This is a framework library to help with common data validation and enrichment activities in Spark. It allows you to define your enrichment & validation steps in JSON so you don't have to write as much code to do these common ETL activities.
Currently only Spark 1.5 is supported. We have plans to upgrade our cluster soon, and 1.6 and 2.0 updates will follow soon after.
To use this library in your SBT project, add the following line to your build.sbt:
"com.cars.bigdata" %% "turbocow" % "{VERSION}"
... where {VERSION} is the version you wish to use. See tags in this project to determine which one you want. (git tag -n)
There is example code in the ExampleApp.scala file in this project, that you can use as a template to get started.
The framework supports "Actions" that are defined in the JSON file. Each action list works on one field of an input data set. The data set is processed by rows in an RDD. When finished with those actions, the RDD is converted to a Dataframe which is then written out in Avro format. (Only avro is supported currently.)
The code flow is as follows:
- Read in the input files (JSON format) into an RDD.
- Process the JSON files using ActionEngine.processJsonRDD(), which returns
RDD[Map[String, String]]
* This transformes the JSON into enriched & validated Map structures. - You can transform the RDD into a DataFrame using function convertEnrichedRDDToDataFrame().
- Further custom processing can occur on the DataFrame.
- When done, you can write out the dataframe to Avro using AvroOutputWriter.write(). * Before writing, you may wish to set default values according to the avro schema, which can be done with function DataFrameUtil.setDefaultValues().
- AvroOutputWriter.writeEnrichedRDD() to writes out the dataframe in Avro format.
The ActionEngine is what performs the row processing.
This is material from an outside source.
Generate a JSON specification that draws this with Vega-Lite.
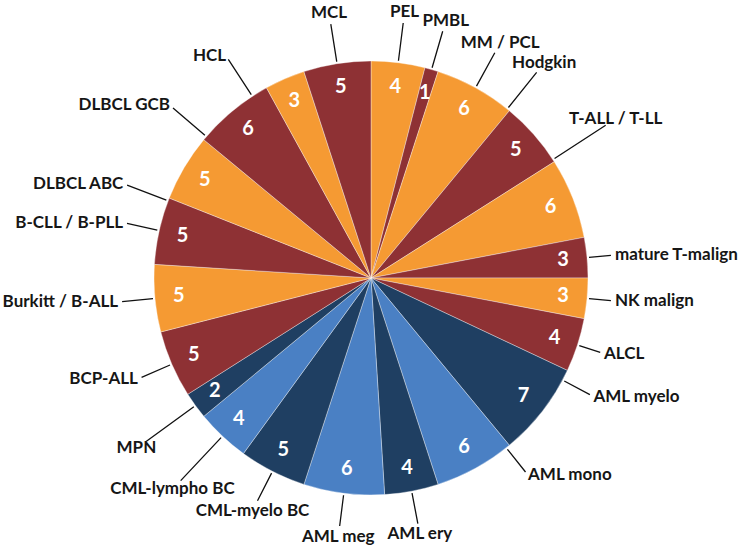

See notes/configuration-schema.json for detailed examples of each JSON action and how to write the JSON.
Here's how lookup works:
The framework searches in the config file for every Lookup action, determines exactly what fields to cache from which tables, and creates an in-memory map of Row objects where the key is the index fields needed. There are multiple maps, because we may need different keys, but they all point to the same Row objects (to save memory). The cached tables are then broadcast to every spark executor and 'queried' when a Lookup action is performed.
In the "onPass" and "onFail" sections, you can run any action list. You can even reject the record here (or even in OnPass) by adding a "reject" actionType (see below).
This is the validation action. It supports validation using the following operators:
Unary operators:
- empty
- non-empty
- null
- non-null
- numeric
- non-numeric
Binary operators (two operands):
- equals
Note that the project now supports using DataFrames for processing. For projects that started out using the ActionEngine and RDDs, there is a function that allows you to transform the enriched RDD into a DataFrame (convertEnrichedRDDToDataFrame()), and then you can process the enriched data as a DataFrame.
Rejection is a separate action, but it has ramifications in the framework beyond its immediate effect in the action chain. When a reject action runs... TODO
When writing tests for your application code or the framework code, if you "import test.SparkTestContext._
" you will get access to global spark, sql, and hive contexts to use in your tests. Do not create new contexts. This allows you to separate the tests into different files.